Here’s a summary/review of an Infoq hosted DevOps meetup called “Infrastructure as code”.
Four speakers presented their ideas on the infrastructure of the IT company which follows/enhances/mirrors the practices and paradigms used in software engineering.
10 years ago people would laugh at you if you asked for 10000 boxes. Now amazon can provide you with the same amount in a minute.
Cloud is sort of awesome :)
I don’t want any human near my sudo.
If a configuration change process for a production server takes 16 hours (including all of the bureaucracy), 30 minutes saved by a tool won’t matter that much.
Infrastructure people have a long tool generation cycle (compared to devs). The tool lifecycle for rubyists, for example, is 6 days long (that was a joke).
Some ideas on testing in operations:
Pushing software engineering paradigms to ops doesn’t work because ops have a simple job: it should be up all the time. You can never exceed expectations. New paradigms only introduce risk.

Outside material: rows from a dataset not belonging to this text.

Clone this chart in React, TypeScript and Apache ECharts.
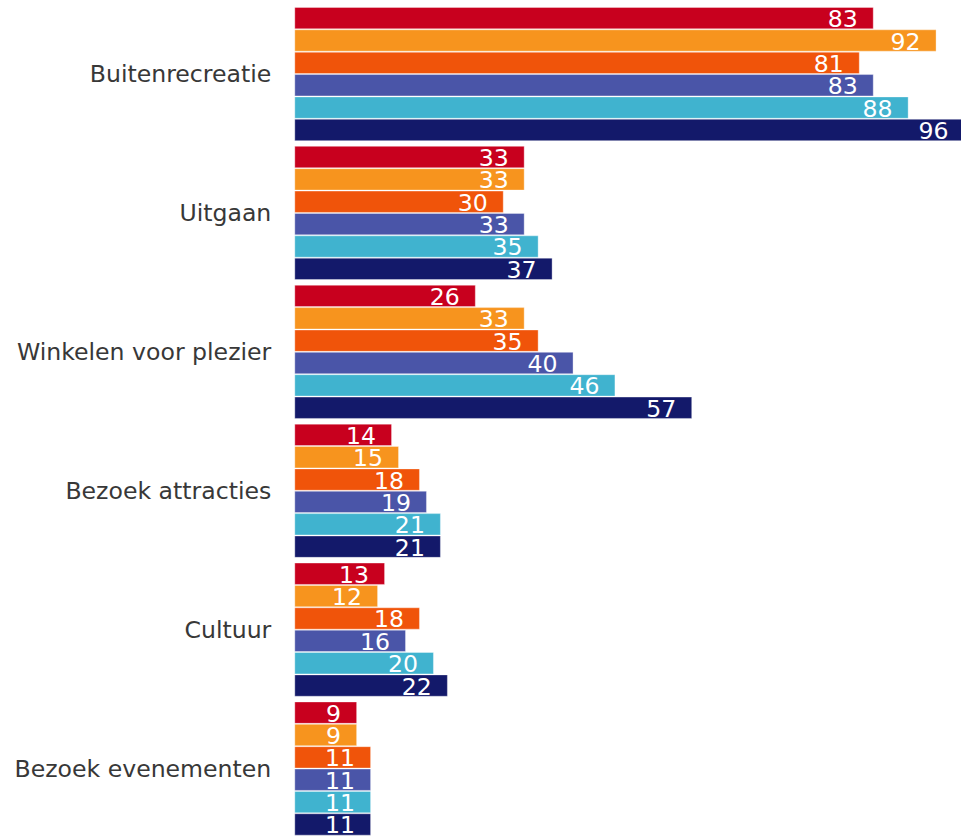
import React, { useEffect, useRef } from "react";
import * as echarts from "echarts";

const categories = [
  "Buitenrecreatie",
  "Uitgaan",
  "Winkelen voor plezier",
  "Bezoek attracties",
  "Cultuur",
  "Bezoek evenementen",
];

const seriesNames = ["Reeks 1", "Reeks 2", "Reeks 3", "Reeks 4", "Reeks 5", "Reeks 6"];
const series1 = [83, 33, 26, 14, 13, 9];
const series2 = [92, 33, 33, 15, 12, 9];
const series3 = [81, 30, 35, 18, 18, 11];
const series4 = [83, 33, 40, 19, 16, 11];
const series5 = [88, 35, 46, 21, 20, 11];
const series6 = [96, 37, 57, 21, 22, 11];
const seriesData = [series1, series2, series3, series4, series5, series6];
const colors = ["#c8001e", "#f7941e", "#f0540a", "#4a55a8", "#40b3cf", "#13196a"];

export default function App() {
  const ref = useRef<HTMLDivElement>(null);
  useEffect(() => {
    if (!ref.current) return;
    const chart = echarts.init(ref.current, undefined, { renderer: "svg" });
    chart.setOption({
      animation: false,
      grid: { left: 294.3, right: 0, top: 4.6, height: 837, containLabel: false },
      xAxis: {
        type: "value",
        min: 0,
        max: 95.5,
        show: false,
      },
      yAxis: {
        type: "category",
        data: categories,
        inverse: true,
        axisLine: { show: false },
        axisTick: { show: false },
        axisLabel: {
          color: "#383838",
          fontFamily: "DejaVu Sans",
          fontSize: 23.6,
          margin: 23,
        },
      },
      series: seriesData.map((d, i) => ({
        name: seriesNames[i],
        type: "bar",
        data: d,
        clip: false,
        barGap: "0%",
        barCategoryGap: "3.4%",
        itemStyle: {
          color: colors[i],
          borderColor: "rgba(255,255,255,0.35)",
          borderWidth: 1,
        },
        label: {
          show: true,
          position: "insideRight",
          distance: 16,
          offset: [0, 1],
          color: "#ffffff",
          fontFamily: "DejaVu Sans",
          fontSize: 23.6,
        },
      })),
    });
    return () => chart.dispose();
  }, []);
  return (
    <div
      style={{
        position: "fixed",
        left: 0,
        top: 0,
        width: 961,
        height: 838,
        overflow: "hidden",
        background: "#ffffff",
      }}
    >
      <div ref={ref} style={{ width: 961, height: 838 }} />
    </div>
  );
}
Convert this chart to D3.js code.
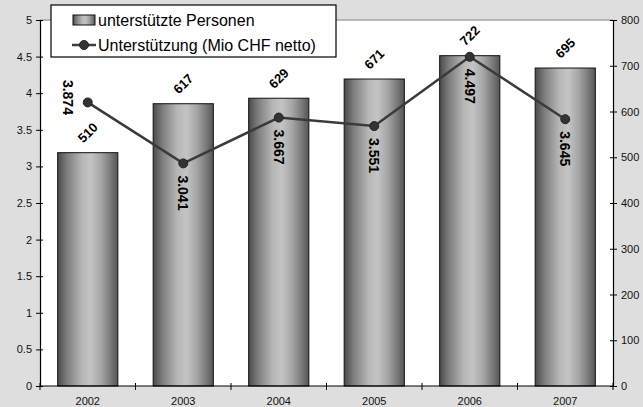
<!DOCTYPE html>
<html><head><meta charset="utf-8">
<script src="https://cdn.jsdelivr.net/npm/d3@7"></script>
<style>
html,body{margin:0;padding:0;background:#dedede;}
svg{display:block;font-family:"Liberation Sans",Arial,sans-serif;}
</style></head>
<body>
<svg id="c" width="643" height="407"></svg>
<script>
const years = ["2002","2003","2004","2005","2006","2007"];
const persons = [510, 617, 629, 671, 722, 695];
const support = [3.874, 3.041, 3.667, 3.551, 4.497, 3.645];
const supportLabels = ["3.874","3.041","3.667","3.551","4.497","3.645"];
const labelPos = ["left","below","below","below","below","below"];
const leftTicks = [0,0.5,1,1.5,2,2.5,3,3.5,4,4.5,5];
const rightTicks = [0,100,200,300,400,500,600,700,800];
const legendNames = ["unterstützte Personen","Unterstützung (Mio CHF netto)"];

const svg = d3.select("#c");
const L = 40, R = 613, T = 20, B = 386;

const xCat = d3.scaleBand().domain(years).range([L, R]).padding(0);
const xBar = d3.scaleBand().domain(years).range([L, R]).paddingInner(0.37).paddingOuter(0.185);
const yL = d3.scaleLinear().domain([0,5]).range([B, T]);
const yR = d3.scaleLinear().domain([0,800]).range([B, T]);

// gradient
const defs = svg.append("defs");
const g = defs.append("linearGradient").attr("id","barGrad").attr("x1","0").attr("x2","1").attr("y1","0").attr("y2","0");
[["0%","#4a4a4a"],["15%","#7c7c7c"],["40%","#b6b6b6"],["55%","#c4c4c4"],["72%","#a6a6a6"],["88%","#7a7a7a"],["100%","#555555"]]
  .forEach(s => g.append("stop").attr("offset", s[0]).attr("stop-color", s[1]));

// plot area
svg.append("rect").attr("x", L).attr("y", T).attr("width", R-L).attr("height", B-T).attr("fill","#fff");
svg.append("line").attr("x1", L).attr("x2", R).attr("y1", T).attr("y2", T).attr("stroke","#a6a6a6").attr("stroke-width",1.5);

// bars
svg.append("g").selectAll("rect").data(years).join("rect")
  .attr("x", d => xBar(d)).attr("width", xBar.bandwidth())
  .attr("y", (d,i) => yR(persons[i])).attr("height", (d,i) => B - yR(persons[i]))
  .attr("fill","url(#barGrad)").attr("stroke","#111").attr("stroke-width",1);

// axes
const fontSize = 11;
const ax1 = svg.append("g").attr("transform",`translate(${L},0)`)
  .call(d3.axisLeft(yL).tickValues(leftTicks).tickFormat(d => String(d)).tickSize(4).tickPadding(4));
const ax2 = svg.append("g").attr("transform",`translate(${R},0)`)
  .call(d3.axisRight(yR).tickValues(rightTicks).tickFormat(d => String(d)).tickSize(4).tickPadding(4));
ax1.selectAll(".tick line").attr("x1", 3);
ax2.selectAll(".tick line").attr("x1", -3);
const ax3 = svg.append("g").attr("transform",`translate(0,${B})`)
  .call(d3.axisBottom(xCat).tickSize(0).tickPadding(11));
ax3.select(".domain").remove();
[ax1,ax2,ax3].forEach(a => {
  a.selectAll("text").attr("font-size", fontSize).attr("fill","#111").attr("font-family","Liberation Sans, Arial, sans-serif");
  a.selectAll(".domain").attr("stroke","#000").attr("stroke-width",1.2);
  a.selectAll(".tick line").attr("stroke","#000");
});
svg.append("line").attr("x1", L).attr("x2", R).attr("y1", B).attr("y2", B).attr("stroke","#000").attr("stroke-width",1.2);
const bounds = years.map(d => xCat(d)).concat([R]);
svg.append("g").selectAll("line").data(bounds).join("line")
  .attr("x1", d => d).attr("x2", d => d).attr("y1", B-3).attr("y2", B+4).attr("stroke","#000");

// bar labels
svg.append("g").selectAll("text").data(years).join("text")
  .attr("transform", (d,i) => `translate(${xBar(d)+xBar.bandwidth()/2},${yR(persons[i])-20}) rotate(-45)`)
  .attr("text-anchor","middle").attr("dy","0.35em")
  .attr("font-size",13).attr("font-weight","bold").attr("fill","#000")
  .text((d,i) => persons[i]);

// line
const cx = d => xCat(d) + xCat.bandwidth()/2;
svg.append("path").datum(years)
  .attr("d", d3.line().x(d => cx(d)).y((d,i) => yL(support[i])))
  .attr("fill","none").attr("stroke","#3a3a3a").attr("stroke-width",2.5);
svg.append("g").selectAll("circle").data(years).join("circle")
  .attr("cx", d => cx(d)).attr("cy", (d,i) => yL(support[i])).attr("r",4.5)
  .attr("fill","#333").attr("stroke","#222").attr("stroke-width",1);

// line labels
svg.append("g").selectAll("text").data(years).join("text")
  .attr("transform", (d,i) => labelPos[i] === "left"
      ? `translate(${cx(d)-20},${yL(support[i])-5}) rotate(90)`
      : `translate(${cx(d)},${yL(support[i])+12}) rotate(90)`)
  .attr("text-anchor", (d,i) => labelPos[i] === "left" ? "middle" : "start")
  .attr("dy","0.35em")
  .attr("font-size",14).attr("font-weight","bold").attr("fill","#000")
  .text((d,i) => supportLabels[i]);

// legend
const lg = svg.append("g");
lg.append("rect").attr("x",51).attr("y",5).attr("width",285).attr("height",52)
  .attr("fill","#fff").attr("stroke","#000").attr("stroke-width",1.2);
lg.append("rect").attr("x",73).attr("y",15).attr("width",22).attr("height",10)
  .attr("fill","url(#barGrad)").attr("stroke","#111").attr("stroke-width",1);
lg.append("line").attr("x1",72).attr("x2",96).attr("y1",45).attr("y2",45).attr("stroke","#3a3a3a").attr("stroke-width",2.5);
lg.append("circle").attr("cx",84).attr("cy",45).attr("r",4.5).attr("fill","#333").attr("stroke","#222");
lg.selectAll("text.l").data(legendNames).join("text").attr("class","l")
  .attr("x",98).attr("y",(d,i) => 20 + i*25).attr("dy","0.35em")
  .attr("font-size",16).attr("fill","#000").text(d => d);
</script>
</body></html>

Pushing op paradigms into software engineering is largely lacking. Ops paradigms:
You wan’t your boxes and your software fully monitorable. All of the problems should be traced to their roots. Take for example DTrace originally developed by SUN. We are still waiting for tools of this quality to be available on Linux.
Software applications, as I know them, are lacking observability. JVM applications (which I’m familiar with) are kind of observable on a lower level (jconsole/visualvm), but I assume the speakers were talking about the much deeper integration between the monitoring tools used to monitor generic systems and the possibilities to monitor generic applications.
Some more chat on the configurability and layers of configuration followed. All presenters agreed that there is no end to the abstraction layers, just the same as in software engineering. Current systems (chef/puppet) provide a uniform configuration deployment mechanism, but the custom recipes still vary wildly between users, which means that we’re only at the beginning of real operations reuse.
Writing Cucumber acceptance tests for infrastructure before the development and hooking them to the monitoring software (nagios/zabbix) This way business people run the tests against infrastructure themselves.
I can’t even imagine how this would look like in practice. Certainly, an idea worth pursuing.
All in all, an interesting talk. It was especially interesting to hear about the advanced operations as I’ve had a minimal exposure to the systems administration and its evolution during the past decade. Gonna have to read up on that and finally try out puppet.